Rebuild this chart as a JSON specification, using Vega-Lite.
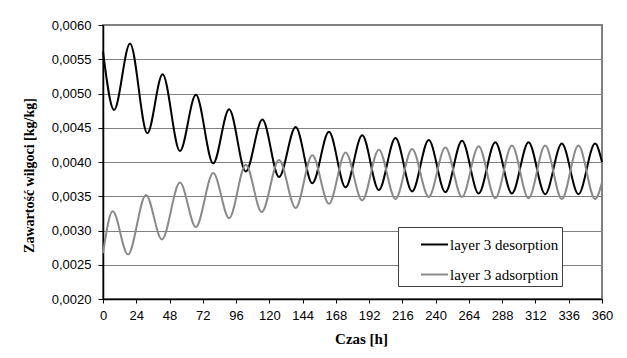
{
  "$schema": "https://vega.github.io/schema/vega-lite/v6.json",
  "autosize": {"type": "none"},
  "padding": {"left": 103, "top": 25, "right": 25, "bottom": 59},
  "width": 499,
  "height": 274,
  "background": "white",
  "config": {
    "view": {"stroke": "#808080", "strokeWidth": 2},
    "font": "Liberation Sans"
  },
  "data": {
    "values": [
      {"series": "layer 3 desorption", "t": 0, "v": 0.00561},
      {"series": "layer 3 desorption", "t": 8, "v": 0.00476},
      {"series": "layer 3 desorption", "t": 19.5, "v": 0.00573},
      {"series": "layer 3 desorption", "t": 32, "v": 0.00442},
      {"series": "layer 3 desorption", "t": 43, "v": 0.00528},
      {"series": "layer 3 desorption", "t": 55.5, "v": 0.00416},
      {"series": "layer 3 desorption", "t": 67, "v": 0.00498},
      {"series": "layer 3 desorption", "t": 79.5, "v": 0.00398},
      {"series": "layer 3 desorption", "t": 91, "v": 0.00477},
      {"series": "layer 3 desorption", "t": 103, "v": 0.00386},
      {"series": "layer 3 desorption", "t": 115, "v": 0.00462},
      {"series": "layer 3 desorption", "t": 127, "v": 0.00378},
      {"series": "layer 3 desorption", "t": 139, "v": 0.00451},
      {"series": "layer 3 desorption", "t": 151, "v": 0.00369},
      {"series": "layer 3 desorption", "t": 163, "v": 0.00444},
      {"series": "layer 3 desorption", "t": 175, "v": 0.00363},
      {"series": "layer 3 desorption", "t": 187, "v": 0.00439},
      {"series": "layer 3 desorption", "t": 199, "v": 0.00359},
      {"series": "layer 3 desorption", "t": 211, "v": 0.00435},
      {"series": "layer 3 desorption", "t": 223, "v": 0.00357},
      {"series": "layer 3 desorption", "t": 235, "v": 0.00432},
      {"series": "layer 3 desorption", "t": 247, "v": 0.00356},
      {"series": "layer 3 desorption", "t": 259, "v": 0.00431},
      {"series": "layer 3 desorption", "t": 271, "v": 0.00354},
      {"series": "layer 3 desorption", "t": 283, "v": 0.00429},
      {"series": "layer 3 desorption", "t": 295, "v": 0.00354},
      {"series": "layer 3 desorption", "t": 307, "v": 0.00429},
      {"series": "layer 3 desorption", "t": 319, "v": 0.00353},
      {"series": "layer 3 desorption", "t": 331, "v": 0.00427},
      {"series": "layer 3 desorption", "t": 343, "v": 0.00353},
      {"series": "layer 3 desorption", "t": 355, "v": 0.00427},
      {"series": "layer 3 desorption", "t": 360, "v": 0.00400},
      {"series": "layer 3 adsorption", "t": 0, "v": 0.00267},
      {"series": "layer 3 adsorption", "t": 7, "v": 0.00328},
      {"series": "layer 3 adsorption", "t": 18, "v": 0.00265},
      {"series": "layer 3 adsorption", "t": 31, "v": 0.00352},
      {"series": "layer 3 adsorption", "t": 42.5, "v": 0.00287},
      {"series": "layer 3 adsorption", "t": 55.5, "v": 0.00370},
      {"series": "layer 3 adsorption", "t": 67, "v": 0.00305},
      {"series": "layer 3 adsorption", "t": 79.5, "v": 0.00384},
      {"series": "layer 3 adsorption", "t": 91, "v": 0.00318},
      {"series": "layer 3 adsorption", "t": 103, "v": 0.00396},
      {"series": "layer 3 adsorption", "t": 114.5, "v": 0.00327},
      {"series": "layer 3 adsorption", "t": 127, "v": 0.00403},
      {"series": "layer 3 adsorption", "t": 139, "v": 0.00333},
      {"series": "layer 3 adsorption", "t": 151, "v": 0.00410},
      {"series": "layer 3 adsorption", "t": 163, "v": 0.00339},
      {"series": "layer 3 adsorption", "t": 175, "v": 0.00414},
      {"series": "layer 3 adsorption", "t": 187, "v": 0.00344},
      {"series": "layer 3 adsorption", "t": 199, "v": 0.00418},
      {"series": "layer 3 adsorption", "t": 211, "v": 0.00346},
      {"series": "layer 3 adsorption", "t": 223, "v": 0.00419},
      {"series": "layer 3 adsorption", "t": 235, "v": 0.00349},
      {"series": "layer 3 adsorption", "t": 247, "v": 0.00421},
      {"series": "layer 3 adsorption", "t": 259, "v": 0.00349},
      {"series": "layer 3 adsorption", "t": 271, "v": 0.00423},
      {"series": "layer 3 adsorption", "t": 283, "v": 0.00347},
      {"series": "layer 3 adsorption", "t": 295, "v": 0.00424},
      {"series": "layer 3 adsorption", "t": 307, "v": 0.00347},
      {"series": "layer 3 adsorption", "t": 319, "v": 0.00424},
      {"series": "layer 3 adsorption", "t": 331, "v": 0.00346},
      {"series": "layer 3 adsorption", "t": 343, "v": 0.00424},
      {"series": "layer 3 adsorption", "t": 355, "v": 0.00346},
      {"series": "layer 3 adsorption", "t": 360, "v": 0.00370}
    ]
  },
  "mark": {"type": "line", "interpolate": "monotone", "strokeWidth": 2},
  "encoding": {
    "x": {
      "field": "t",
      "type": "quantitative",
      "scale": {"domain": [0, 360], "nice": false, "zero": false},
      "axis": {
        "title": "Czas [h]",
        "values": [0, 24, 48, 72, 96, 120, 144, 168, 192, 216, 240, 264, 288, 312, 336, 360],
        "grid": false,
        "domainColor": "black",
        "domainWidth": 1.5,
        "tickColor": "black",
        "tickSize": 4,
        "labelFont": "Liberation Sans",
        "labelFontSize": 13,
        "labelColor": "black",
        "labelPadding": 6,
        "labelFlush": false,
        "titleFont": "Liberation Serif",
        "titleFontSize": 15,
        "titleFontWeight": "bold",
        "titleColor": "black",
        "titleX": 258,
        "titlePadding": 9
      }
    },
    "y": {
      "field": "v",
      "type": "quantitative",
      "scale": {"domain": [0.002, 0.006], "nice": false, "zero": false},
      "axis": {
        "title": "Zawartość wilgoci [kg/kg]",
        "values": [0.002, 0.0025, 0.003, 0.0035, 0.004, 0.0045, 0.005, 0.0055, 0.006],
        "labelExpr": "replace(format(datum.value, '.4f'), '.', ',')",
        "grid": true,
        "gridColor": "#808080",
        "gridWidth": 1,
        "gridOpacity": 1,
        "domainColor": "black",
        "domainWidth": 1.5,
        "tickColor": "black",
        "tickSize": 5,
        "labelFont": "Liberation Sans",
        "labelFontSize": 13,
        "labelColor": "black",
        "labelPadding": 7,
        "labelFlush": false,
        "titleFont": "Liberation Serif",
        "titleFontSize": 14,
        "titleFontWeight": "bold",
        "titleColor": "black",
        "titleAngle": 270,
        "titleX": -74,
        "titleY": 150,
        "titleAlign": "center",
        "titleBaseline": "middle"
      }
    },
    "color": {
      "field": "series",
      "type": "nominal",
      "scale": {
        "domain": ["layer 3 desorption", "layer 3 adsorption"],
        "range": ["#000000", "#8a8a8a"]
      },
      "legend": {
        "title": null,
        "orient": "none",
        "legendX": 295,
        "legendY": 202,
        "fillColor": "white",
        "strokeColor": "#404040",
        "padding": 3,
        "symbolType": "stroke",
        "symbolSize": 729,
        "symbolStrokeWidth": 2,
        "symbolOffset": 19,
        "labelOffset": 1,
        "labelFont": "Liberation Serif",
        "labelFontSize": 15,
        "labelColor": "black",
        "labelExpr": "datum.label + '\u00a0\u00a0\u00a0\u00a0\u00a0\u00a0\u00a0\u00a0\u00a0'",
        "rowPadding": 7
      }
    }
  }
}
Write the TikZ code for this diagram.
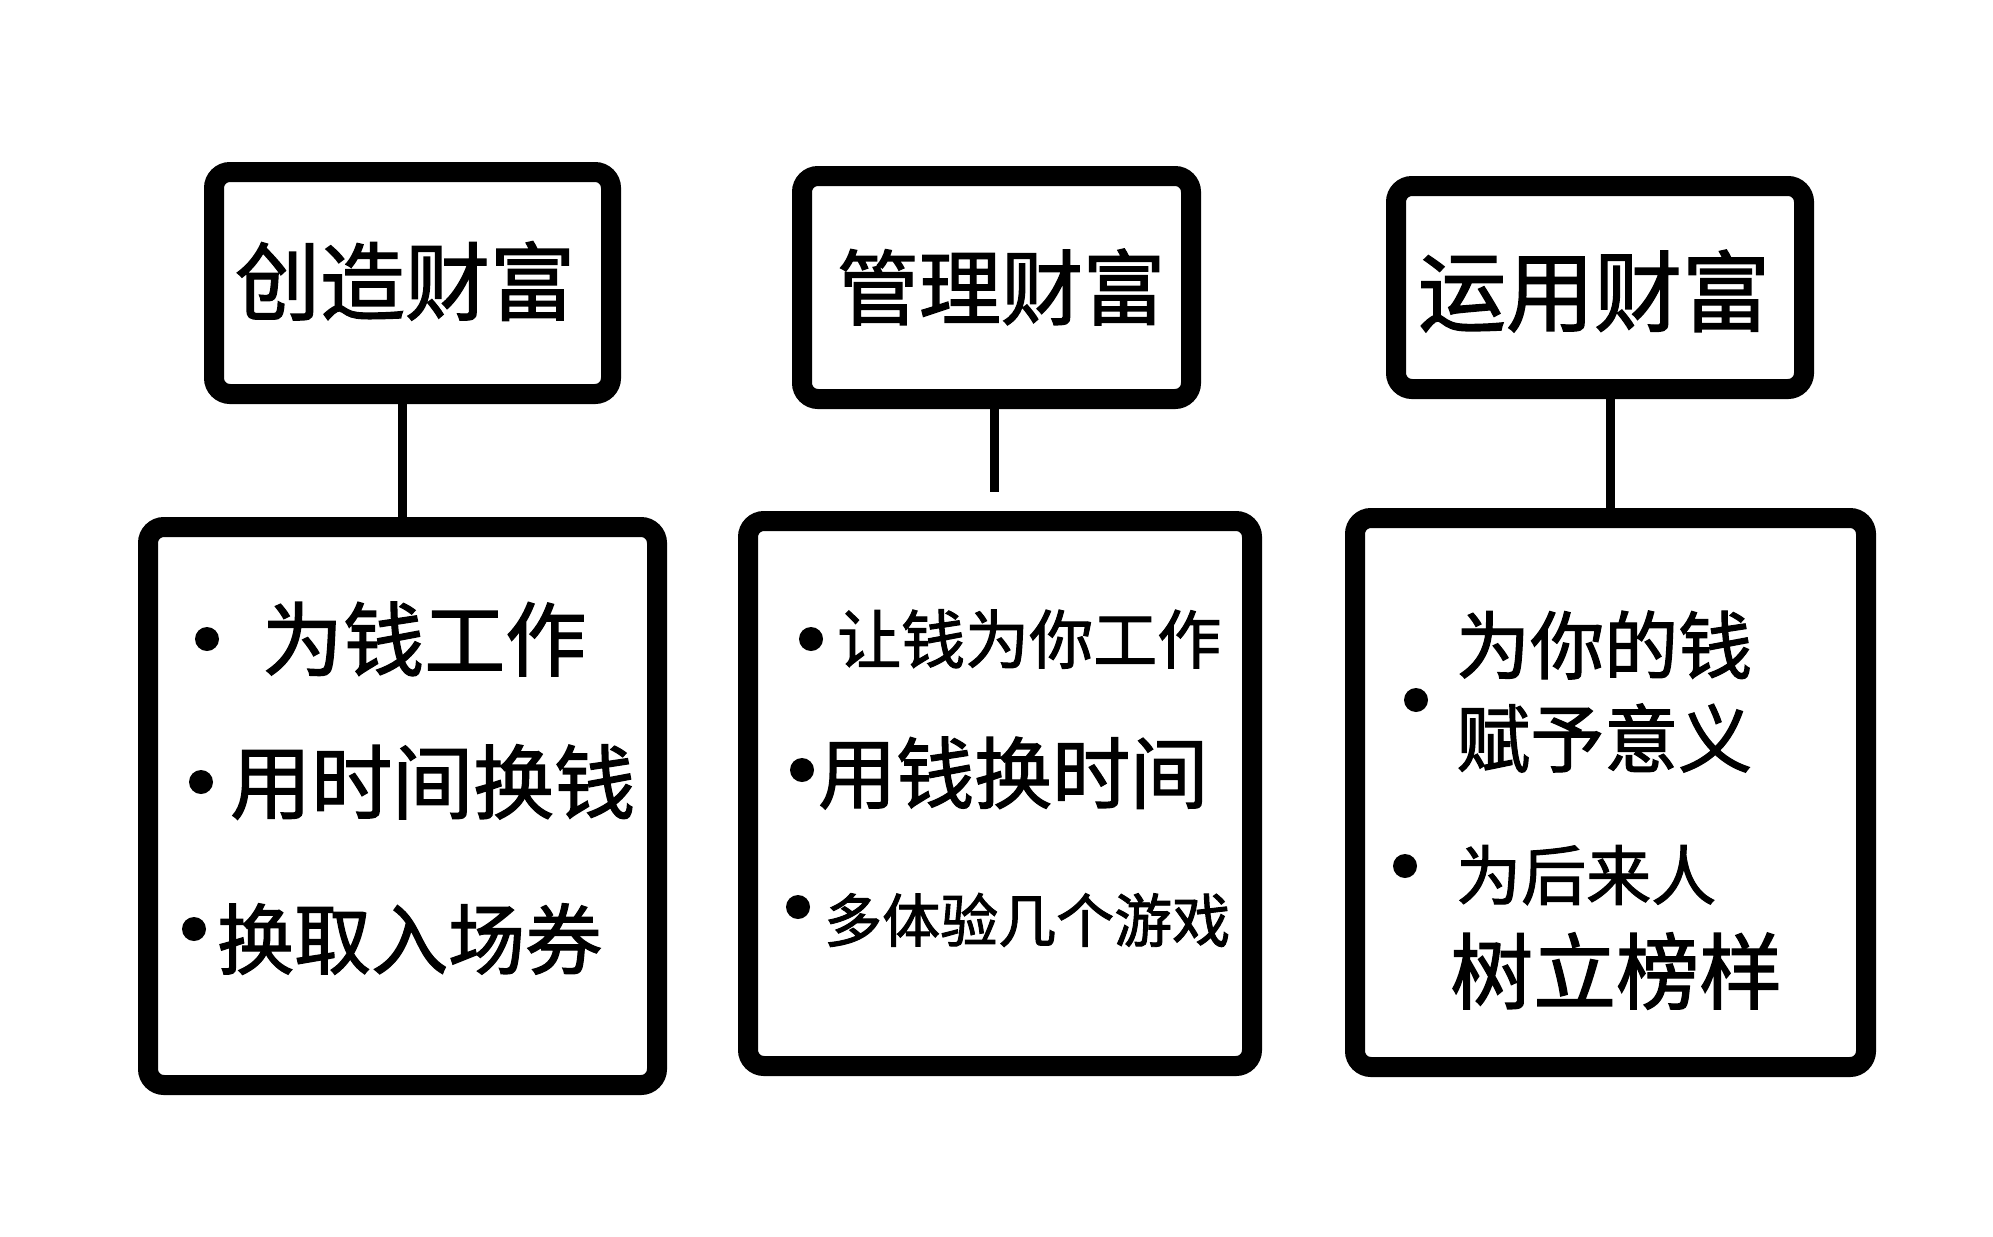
· · · ·
THE PROBLEM ->
Repeat every record above exactly, but leave out any pictures.

SOLUTION ->
Rebuild this chart as a JSON specification, using Vega-Lite.
{
  "$schema": "https://vega.github.io/schema/vega-lite/v6.json",
  "autosize": {"type": "none"},
  "padding": {"left": 103, "top": 25, "right": 25, "bottom": 59},
  "width": 499,
  "height": 274,
  "background": "white",
  "config": {
    "view": {"stroke": "#808080", "strokeWidth": 2},
    "font": "Liberation Sans"
  },
  "data": {
    "values": [
      {"series": "layer 3 desorption", "t": 0, "v": 0.00561},
      {"series": "layer 3 desorption", "t": 8, "v": 0.00476},
      {"series": "layer 3 desorption", "t": 19.5, "v": 0.00573},
      {"series": "layer 3 desorption", "t": 32, "v": 0.00442},
      {"series": "layer 3 desorption", "t": 43, "v": 0.00528},
      {"series": "layer 3 desorption", "t": 55.5, "v": 0.00416},
      {"series": "layer 3 desorption", "t": 67, "v": 0.00498},
      {"series": "layer 3 desorption", "t": 79.5, "v": 0.00398},
      {"series": "layer 3 desorption", "t": 91, "v": 0.00477},
      {"series": "layer 3 desorption", "t": 103, "v": 0.00386},
      {"series": "layer 3 desorption", "t": 115, "v": 0.00462},
      {"series": "layer 3 desorption", "t": 127, "v": 0.00378},
      {"series": "layer 3 desorption", "t": 139, "v": 0.00451},
      {"series": "layer 3 desorption", "t": 151, "v": 0.00369},
      {"series": "layer 3 desorption", "t": 163, "v": 0.00444},
      {"series": "layer 3 desorption", "t": 175, "v": 0.00363},
      {"series": "layer 3 desorption", "t": 187, "v": 0.00439},
      {"series": "layer 3 desorption", "t": 199, "v": 0.00359},
      {"series": "layer 3 desorption", "t": 211, "v": 0.00435},
      {"series": "layer 3 desorption", "t": 223, "v": 0.00357},
      {"series": "layer 3 desorption", "t": 235, "v": 0.00432},
      {"series": "layer 3 desorption", "t": 247, "v": 0.00356},
      {"series": "layer 3 desorption", "t": 259, "v": 0.00431},
      {"series": "layer 3 desorption", "t": 271, "v": 0.00354},
      {"series": "layer 3 desorption", "t": 283, "v": 0.00429},
      {"series": "layer 3 desorption", "t": 295, "v": 0.00354},
      {"series": "layer 3 desorption", "t": 307, "v": 0.00429},
      {"series": "layer 3 desorption", "t": 319, "v": 0.00353},
      {"series": "layer 3 desorption", "t": 331, "v": 0.00427},
      {"series": "layer 3 desorption", "t": 343, "v": 0.00353},
      {"series": "layer 3 desorption", "t": 355, "v": 0.00427},
      {"series": "layer 3 desorption", "t": 360, "v": 0.00400},
      {"series": "layer 3 adsorption", "t": 0, "v": 0.00267},
      {"series": "layer 3 adsorption", "t": 7, "v": 0.00328},
      {"series": "layer 3 adsorption", "t": 18, "v": 0.00265},
      {"series": "layer 3 adsorption", "t": 31, "v": 0.00352},
      {"series": "layer 3 adsorption", "t": 42.5, "v": 0.00287},
      {"series": "layer 3 adsorption", "t": 55.5, "v": 0.00370},
      {"series": "layer 3 adsorption", "t": 67, "v": 0.00305},
      {"series": "layer 3 adsorption", "t": 79.5, "v": 0.00384},
      {"series": "layer 3 adsorption", "t": 91, "v": 0.00318},
      {"series": "layer 3 adsorption", "t": 103, "v": 0.00396},
      {"series": "layer 3 adsorption", "t": 114.5, "v": 0.00327},
      {"series": "layer 3 adsorption", "t": 127, "v": 0.00403},
      {"series": "layer 3 adsorption", "t": 139, "v": 0.00333},
      {"series": "layer 3 adsorption", "t": 151, "v": 0.00410},
      {"series": "layer 3 adsorption", "t": 163, "v": 0.00339},
      {"series": "layer 3 adsorption", "t": 175, "v": 0.00414},
      {"series": "layer 3 adsorption", "t": 187, "v": 0.00344},
      {"series": "layer 3 adsorption", "t": 199, "v": 0.00418},
      {"series": "layer 3 adsorption", "t": 211, "v": 0.00346},
      {"series": "layer 3 adsorption", "t": 223, "v": 0.00419},
      {"series": "layer 3 adsorption", "t": 235, "v": 0.00349},
      {"series": "layer 3 adsorption", "t": 247, "v": 0.00421},
      {"series": "layer 3 adsorption", "t": 259, "v": 0.00349},
      {"series": "layer 3 adsorption", "t": 271, "v": 0.00423},
      {"series": "layer 3 adsorption", "t": 283, "v": 0.00347},
      {"series": "layer 3 adsorption", "t": 295, "v": 0.00424},
      {"series": "layer 3 adsorption", "t": 307, "v": 0.00347},
      {"series": "layer 3 adsorption", "t": 319, "v": 0.00424},
      {"series": "layer 3 adsorption", "t": 331, "v": 0.00346},
      {"series": "layer 3 adsorption", "t": 343, "v": 0.00424},
      {"series": "layer 3 adsorption", "t": 355, "v": 0.00346},
      {"series": "layer 3 adsorption", "t": 360, "v": 0.00370}
    ]
  },
  "mark": {"type": "line", "interpolate": "monotone", "strokeWidth": 2},
  "encoding": {
    "x": {
      "field": "t",
      "type": "quantitative",
      "scale": {"domain": [0, 360], "nice": false, "zero": false},
      "axis": {
        "title": "Czas [h]",
        "values": [0, 24, 48, 72, 96, 120, 144, 168, 192, 216, 240, 264, 288, 312, 336, 360],
        "grid": false,
        "domainColor": "black",
        "domainWidth": 1.5,
        "tickColor": "black",
        "tickSize": 4,
        "labelFont": "Liberation Sans",
        "labelFontSize": 13,
        "labelColor": "black",
        "labelPadding": 6,
        "labelFlush": false,
        "titleFont": "Liberation Serif",
        "titleFontSize": 15,
        "titleFontWeight": "bold",
        "titleColor": "black",
        "titleX": 258,
        "titlePadding": 9
      }
    },
    "y": {
      "field": "v",
      "type": "quantitative",
      "scale": {"domain": [0.002, 0.006], "nice": false, "zero": false},
      "axis": {
        "title": "Zawartość wilgoci [kg/kg]",
        "values": [0.002, 0.0025, 0.003, 0.0035, 0.004, 0.0045, 0.005, 0.0055, 0.006],
        "labelExpr": "replace(format(datum.value, '.4f'), '.', ',')",
        "grid": true,
        "gridColor": "#808080",
        "gridWidth": 1,
        "gridOpacity": 1,
        "domainColor": "black",
        "domainWidth": 1.5,
        "tickColor": "black",
        "tickSize": 5,
        "labelFont": "Liberation Sans",
        "labelFontSize": 13,
        "labelColor": "black",
        "labelPadding": 7,
        "labelFlush": false,
        "titleFont": "Liberation Serif",
        "titleFontSize": 14,
        "titleFontWeight": "bold",
        "titleColor": "black",
        "titleAngle": 270,
        "titleX": -74,
        "titleY": 150,
        "titleAlign": "center",
        "titleBaseline": "middle"
      }
    },
    "color": {
      "field": "series",
      "type": "nominal",
      "scale": {
        "domain": ["layer 3 desorption", "layer 3 adsorption"],
        "range": ["#000000", "#8a8a8a"]
      },
      "legend": {
        "title": null,
        "orient": "none",
        "legendX": 295,
        "legendY": 202,
        "fillColor": "white",
        "strokeColor": "#404040",
        "padding": 3,
        "symbolType": "stroke",
        "symbolSize": 729,
        "symbolStrokeWidth": 2,
        "symbolOffset": 19,
        "labelOffset": 1,
        "labelFont": "Liberation Serif",
        "labelFontSize": 15,
        "labelColor": "black",
        "labelExpr": "datum.label + '\u00a0\u00a0\u00a0\u00a0\u00a0\u00a0\u00a0\u00a0\u00a0'",
        "rowPadding": 7
      }
    }
  }
}
Write the TikZ code for this diagram.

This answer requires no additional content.